THE EXERCISE.
Look through the records below and collect all lines that hold the string "this".

RAW RECORDS.
■ ■ ■
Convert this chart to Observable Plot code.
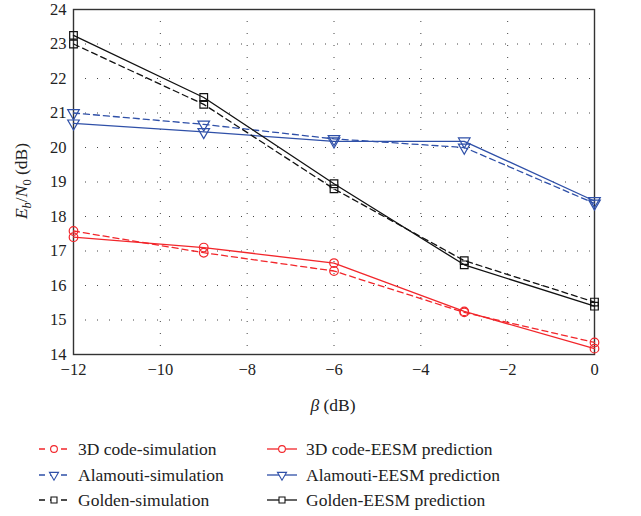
■ ■ ■
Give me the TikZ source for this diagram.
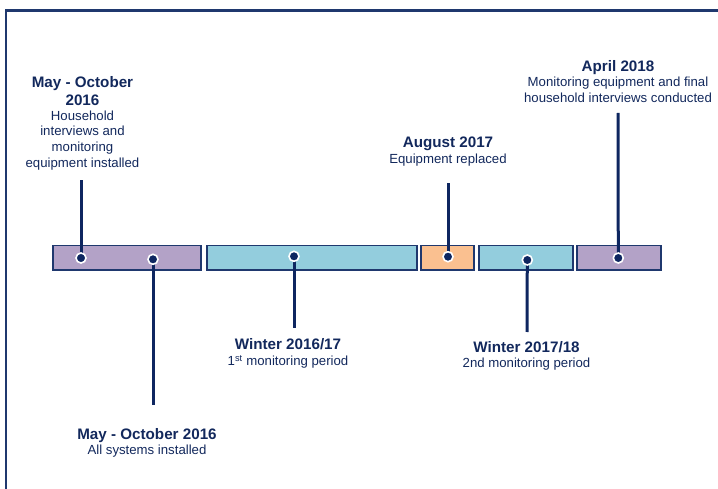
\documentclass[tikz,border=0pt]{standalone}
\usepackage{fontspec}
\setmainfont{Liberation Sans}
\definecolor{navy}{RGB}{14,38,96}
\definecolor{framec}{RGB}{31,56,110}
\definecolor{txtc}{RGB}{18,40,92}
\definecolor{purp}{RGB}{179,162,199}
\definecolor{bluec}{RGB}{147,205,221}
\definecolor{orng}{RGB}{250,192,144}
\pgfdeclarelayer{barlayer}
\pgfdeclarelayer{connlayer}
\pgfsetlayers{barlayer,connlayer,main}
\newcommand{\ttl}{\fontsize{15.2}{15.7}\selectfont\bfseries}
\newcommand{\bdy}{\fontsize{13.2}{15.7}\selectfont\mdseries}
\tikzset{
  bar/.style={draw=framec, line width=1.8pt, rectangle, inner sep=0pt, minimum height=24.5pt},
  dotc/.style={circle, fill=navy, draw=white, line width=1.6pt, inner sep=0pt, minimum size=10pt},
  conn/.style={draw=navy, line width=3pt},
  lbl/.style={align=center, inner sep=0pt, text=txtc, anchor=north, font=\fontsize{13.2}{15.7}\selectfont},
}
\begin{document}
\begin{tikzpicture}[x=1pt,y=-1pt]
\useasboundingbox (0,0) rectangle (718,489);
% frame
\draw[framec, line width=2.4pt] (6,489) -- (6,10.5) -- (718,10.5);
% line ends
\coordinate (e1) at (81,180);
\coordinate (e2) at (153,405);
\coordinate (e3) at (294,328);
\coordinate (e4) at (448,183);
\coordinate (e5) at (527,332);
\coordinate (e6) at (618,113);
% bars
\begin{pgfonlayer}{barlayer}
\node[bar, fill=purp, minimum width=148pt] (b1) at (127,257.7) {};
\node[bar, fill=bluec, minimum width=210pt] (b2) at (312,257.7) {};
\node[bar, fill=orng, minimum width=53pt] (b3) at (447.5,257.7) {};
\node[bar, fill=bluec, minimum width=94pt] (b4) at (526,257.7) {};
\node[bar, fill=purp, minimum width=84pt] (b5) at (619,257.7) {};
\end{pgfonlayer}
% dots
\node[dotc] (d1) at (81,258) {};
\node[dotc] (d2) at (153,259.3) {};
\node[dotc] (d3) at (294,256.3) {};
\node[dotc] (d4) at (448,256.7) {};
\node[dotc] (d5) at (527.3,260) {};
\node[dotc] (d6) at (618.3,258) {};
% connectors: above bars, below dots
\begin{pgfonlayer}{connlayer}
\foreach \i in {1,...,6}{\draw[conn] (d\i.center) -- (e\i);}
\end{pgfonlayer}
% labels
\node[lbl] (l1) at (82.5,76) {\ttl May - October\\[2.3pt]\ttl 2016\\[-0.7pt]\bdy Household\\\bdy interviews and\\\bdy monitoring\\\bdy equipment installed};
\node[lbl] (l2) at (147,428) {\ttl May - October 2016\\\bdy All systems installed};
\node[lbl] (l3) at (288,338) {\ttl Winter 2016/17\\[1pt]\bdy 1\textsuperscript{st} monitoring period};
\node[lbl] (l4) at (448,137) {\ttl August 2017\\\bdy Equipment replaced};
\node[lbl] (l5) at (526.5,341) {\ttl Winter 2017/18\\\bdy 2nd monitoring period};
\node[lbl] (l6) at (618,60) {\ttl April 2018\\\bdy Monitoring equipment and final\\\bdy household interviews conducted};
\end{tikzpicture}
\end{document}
■ ■ ■
THE COMPLETED TASK.
Convert this chart to Observable Plot code.
Give me the TikZ source for this diagram.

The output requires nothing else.